While they are not always conceptualised this way, understanding the full impact of cyberweapons warrants a holistic risk intelligence approach. In the context of the ongoing war, Russia will likely continue to develop novel cyber tools, which will threaten private organizations regardless of their direct exposure to the conflict. PRINCEPS can help clients look beyond the cyber space to encapsulate the resulting threats as a whole.
Cyberweapons at a glance
Organisations often struggle to fit novel technologies into their operations, and cyberweapons are no exception. They present challenges similar to those posed by their historical analogues and although they have a strong history in crime and espionage, the Russo-Ukraine War sees them used as a destructive weapon at an unprecedented scale, along with combat arms. Indeed, while cyber tools can collect important intelligence, the domain offers limited means of attacking targets in such a way that directly assists physical forces in combat.
Cyberweapons come in a variety of forms and can disrupt enemy operations. In severe cases, they can even destroy equipment. In these aims, they hold several advantages over traditional munitions. First, while sophisticated methods can be expensive, simpler cyber-attacks are relatively low-cost with a low barrier to entry. They also present no direct risk to the life of the operator and facilitate deniability. Simultaneously, some of these advantages present challenges to the use of cyber weapons. Particularly, cheap, low-skill methods may lower costs but are diffuse. The developers of these methods can be independent activists or criminal organizations who do not answer directly to authorities. As attackers can threaten important systems with or without state approval, it is difficult for a nation to credibly promise that the attacks will stop upon compliance, making the risk increasingly unpredictable.
Crucially, Russia’s latest cyberweapons, both rudimentary and advanced, have proliferated, infecting corporations and threatening societies throughout the world. The resulting risks can span beyond the dimensions of the original threat and should be managed through relevant risk intelligence tools.
Russian cyber weapons specifically have had an immense effect on the corporate world, causing billions in damages to industry. This is also the case for enterprises with no direct connections to geopolitical tensions: For example in the case of Mondelez, Chicago, which was hit by the Russian NotPetya malware in 2017. Despite intense efforts to rectify the damage, full recovery took the company several weeks and ended in a loss of over 100 million dollars. The attack permanently damaged 1700 servers and 24 thousand laptops, impacting production facilities worldwide. While the malware was initially launched as an attack on Ukraine, it quickly diffused to impact multinational companies, including the Russian oil company Rosneft.

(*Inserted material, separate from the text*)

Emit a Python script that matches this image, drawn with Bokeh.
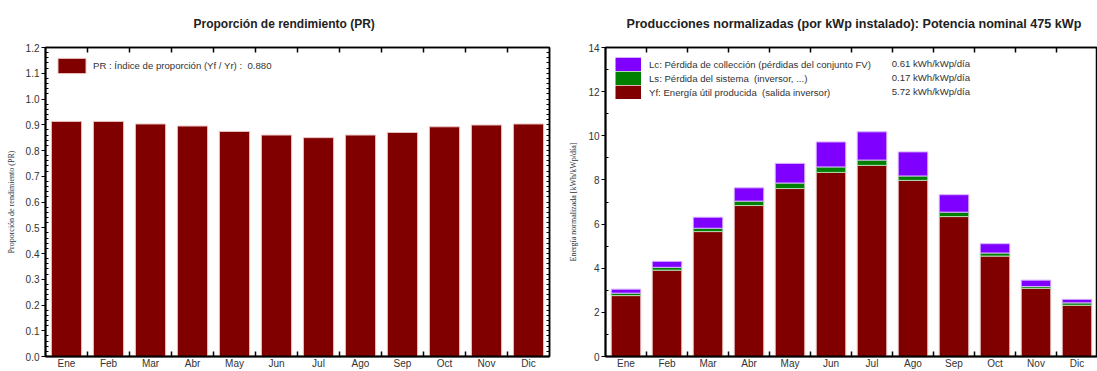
from bokeh.plotting import figure
from bokeh.layouts import row
from bokeh.models import (Range1d, LinearAxis, FixedTicker, NumeralTickFormatter,
                          Legend, LegendItem, Label, ColumnDataSource)
from bokeh.embed import file_html
from bokeh.resources import INLINE

# ---------------- data ----------------
months = ["Ene", "Feb", "Mar", "Abr", "May", "Jun", "Jul", "Ago", "Sep", "Oct", "Nov", "Dic"]
pr = [0.913, 0.913, 0.903, 0.895, 0.874, 0.860, 0.850, 0.860, 0.870, 0.892, 0.899, 0.903]
yf = [2.76, 3.91, 5.66, 6.84, 7.61, 8.34, 8.66, 7.98, 6.34, 4.55, 3.09, 2.32]
ls = [0.11, 0.13, 0.15, 0.20, 0.25, 0.25, 0.24, 0.20, 0.20, 0.14, 0.08, 0.11]
lc = [0.18, 0.27, 0.50, 0.60, 0.89, 1.13, 1.28, 1.09, 0.79, 0.42, 0.29, 0.16]
pr_year = "0.880"
lc_avg = "0.61 kWh/kWp/día"
ls_avg = "0.17 kWh/kWp/día"
yf_avg = "5.72 kWh/kWp/día"
pr_ticks = [0.0, 0.1, 0.2, 0.3, 0.4, 0.5, 0.6, 0.7, 0.8, 0.9, 1.0, 1.1, 1.2]
en_ticks = [0, 2, 4, 6, 8, 10, 12, 14]
en_minor = [1, 3, 5, 7, 9, 11, 13]
title_pr = "Proporción de rendimiento (PR)"
title_en = "Producciones normalizadas (por kWp instalado):  Potencia nominal 475 kWp"

FONT = "Liberation Sans"
SERIF = "Liberation Serif"
RED = "#800000"
GREEN = "#008000"
PURPLE = "#8000ff"

xc = [i + 0.5 for i in range(len(months))]
bounds = list(range(1, len(months)))


def pr_minor(ticks):
    out = []
    for a, b in zip(ticks[:-1], ticks[1:]):
        for k in range(1, 5):
            out.append(a + (b - a) * k / 5)
    return out


def base_fig(width, title, title_size, ymax, bl, br, offset):
    p = figure(width=width, height=371, output_backend="svg", toolbar_location=None,
               x_range=Range1d(0, len(months)), y_range=Range1d(0, ymax),
               min_border_left=bl, min_border_right=br, min_border_top=47,
               min_border_bottom=0, x_axis_type=None, y_axis_type=None)
    p.title.text = title
    p.title.text_font = FONT
    p.title.text_font_size = title_size
    p.title.text_font_style = "bold"
    p.title.text_color = "#222222"
    p.title.align = "left"
    p.title.offset = offset
    p.title.vertical_align = "top"
    p.title.standoff = 30
    p.xgrid.visible = False
    p.ygrid.visible = False
    p.outline_line_color = "black"
    p.outline_line_width = 1.5
    p.background_fill_color = "white"
    p.border_fill_color = "white"

    xb = LinearAxis(ticker=FixedTicker(ticks=xc, minor_ticks=bounds))
    xb.major_label_overrides = {x: m for x, m in zip(xc, months)}
    xb.major_tick_in = 0
    xb.major_tick_out = 0
    xb.minor_tick_in = 5
    xb.minor_tick_out = 0
    xb.minor_tick_line_width = 1.5
    xb.axis_line_width = 2
    xb.major_label_standoff = 1
    xb.major_label_text_font = FONT
    xb.major_label_text_font_size = "10px"
    xb.major_label_text_color = "#333333"
    p.add_layout(xb, "below")

    xt = LinearAxis(ticker=FixedTicker(ticks=[], minor_ticks=bounds))
    xt.major_label_standoff = 0
    xt.major_tick_in = 0
    xt.major_tick_out = 0
    xt.minor_tick_in = 5
    xt.minor_tick_out = 0
    xt.minor_tick_line_width = 1.5
    xt.axis_line_width = 1.5
    p.add_layout(xt, "above")
    return p


def style_y(ax, label):
    ax.major_tick_out = 4
    ax.major_tick_in = 0
    ax.minor_tick_in = 3
    ax.minor_tick_out = 0
    ax.axis_line_width = 2
    ax.major_label_standoff = 2
    ax.major_label_text_font = FONT
    ax.major_label_text_font_size = "10px"
    ax.major_label_text_color = "#333333"
    ax.axis_label = label
    ax.axis_label_text_font = SERIF
    ax.axis_label_text_font_size = "8px"
    ax.axis_label_text_font_style = "normal"
    ax.axis_label_text_color = "#333333"
    ax.axis_label_standoff = 7


# ---------------- left chart ----------------
p1 = base_fig(560, title_pr, "12px", 1.2, 45, 11, 148)
yl = LinearAxis(ticker=FixedTicker(ticks=pr_ticks, minor_ticks=pr_minor(pr_ticks)),
                formatter=NumeralTickFormatter(format="0.0"))
style_y(yl, "Proporción de rendimiento (PR)")
p1.add_layout(yl, "left")
yr = LinearAxis(ticker=FixedTicker(ticks=[], minor_ticks=pr_ticks + pr_minor(pr_ticks)))
yr.major_label_standoff = 0
yr.major_tick_in = 0
yr.major_tick_out = 0
yr.minor_tick_in = 3
yr.minor_tick_out = 0
yr.axis_line_width = 1.5
p1.add_layout(yr, "right")

src1 = ColumnDataSource(dict(x=xc, pr=pr))
r_pr = p1.vbar(x="x", top="pr", width=0.72, source=src1, fill_color=RED,
               line_color="#e9c4c4", line_width=1)
leg1 = Legend(items=[LegendItem(label="PR : Índice de proporción (Yf / Yr) :  " + pr_year,
                                renderers=[r_pr])],
              location="top_left", margin=0, padding=9, glyph_width=35, glyph_height=19,
              label_height=19, label_standoff=4, label_text_font=FONT,
              label_text_font_size="9.6px", label_text_color="#333333",
              border_line_alpha=0, background_fill_alpha=0)
p1.add_layout(leg1)

# ---------------- right chart ----------------
p2 = base_fig(537, title_en, "12.6px", 14, 45, 0, 21)
y2 = LinearAxis(ticker=FixedTicker(ticks=en_ticks, minor_ticks=en_minor))
style_y(y2, "Energía normalizada [kWh/kWp/día]")
p2.add_layout(y2, "left")

src2 = ColumnDataSource(dict(x=xc, yf=yf, ls=ls, lc=lc))
rs = p2.vbar_stack(["yf", "ls", "lc"], x="x", width=0.72, source=src2,
                   fill_color=[RED, GREEN, PURPLE],
                   line_color=["#e9c4c4", "#b0d8b0", "#d8b0ff"], line_width=1)

# legend swatches: line renderers on a hidden range (never visible in the frame),
# drawn in the legend as thick butt-capped bands so the swatches stack contiguously
p2.extra_y_ranges = {"legend_only": Range1d(1000, 1001)}
sw = {}
for name, col in [("lc", PURPLE), ("ls", GREEN), ("yf", RED)]:
    sw[name] = p2.line(x="x", y=name, source=src2, y_range_name="legend_only",
                       line_color=col, line_width=13.6, line_cap="butt")

leg2 = Legend(items=[
    LegendItem(label="Lc: Pérdida de collección (pérdidas del conjunto FV)", renderers=[sw["lc"]]),
    LegendItem(label="Ls: Pérdida del sistema  (inversor, ...)", renderers=[sw["ls"]]),
    LegendItem(label="Yf: Energía útil producida  (salida inversor)", renderers=[sw["yf"]]),
], location="top_left", margin=0, padding=10, glyph_width=26, glyph_height=14,
    label_height=14, spacing=0, label_standoff=8, label_text_font=FONT,
    label_text_font_size="9.6px", label_text_color="#333333",
    border_line_alpha=0, background_fill_alpha=0)
p2.add_layout(leg2)

for txt, yv in zip([lc_avg, ls_avg, yf_avg], [13.28, 12.64, 12.0]):
    p2.add_layout(Label(x=6.98, y=yv, text=txt, text_font=FONT, text_font_size="9.6px",
                        text_color="#333333", text_baseline="middle", text_align="left"))

layout = row(p1, p2)
open("out.html", "w").write(file_html(layout, INLINE))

The business sphere is understandably further affected by disruptions in the finance sector but it would be a mistake to dismiss less obvious risks in the form of civilian and political disruptions. Attacks launched by Russia since the 2022 invasion have targeted, amongst others, a Ukrainian border control station, preventing refugees from safely leaving the country, and non-government, charity, and aid organisations, hindering the distribution of medicine, food, and relief supplies. Others have involved phishing attacks directed at civilians, as well as the diffusion of false “government” messages, including the alleged government call for Ukrainian citizens to surrender. By targeting the civilian population and relief efforts, cyber-attacks transcend their use in armed combat to disrupt civil operations, thus engendering additional humanitarian risks that can affect the wider region through a range of sectors. Furthermore, attacks on government and military systems and operations resulting in disruptions, misinformation and the abuse of data threaten national political stability and security, again impacting both civilians as well as businesses in the region by proxy.
With the above in mind, it may be reasonable to expect governments to limit their development of destructive cyberweapons to specific scenarios and focus cyber operations on intelligence and information warfare. But although advanced destructive malware is costly and time intensive, it remains within the reach of nation-states. These new weapons, like the ones before them, will undoubtedly spread into the open market. There, they can be repurposed against any group or organisation, with tangible consequences reaching far beyond security breaches and data leaks. The diffuse character of cyber-attacks further complicates risk management in this area. It is therefore critical for cybersecurity and risk specialists to pay close attention to the developments in this field and think beyond their most immediate impacts to adequately protect their organizations.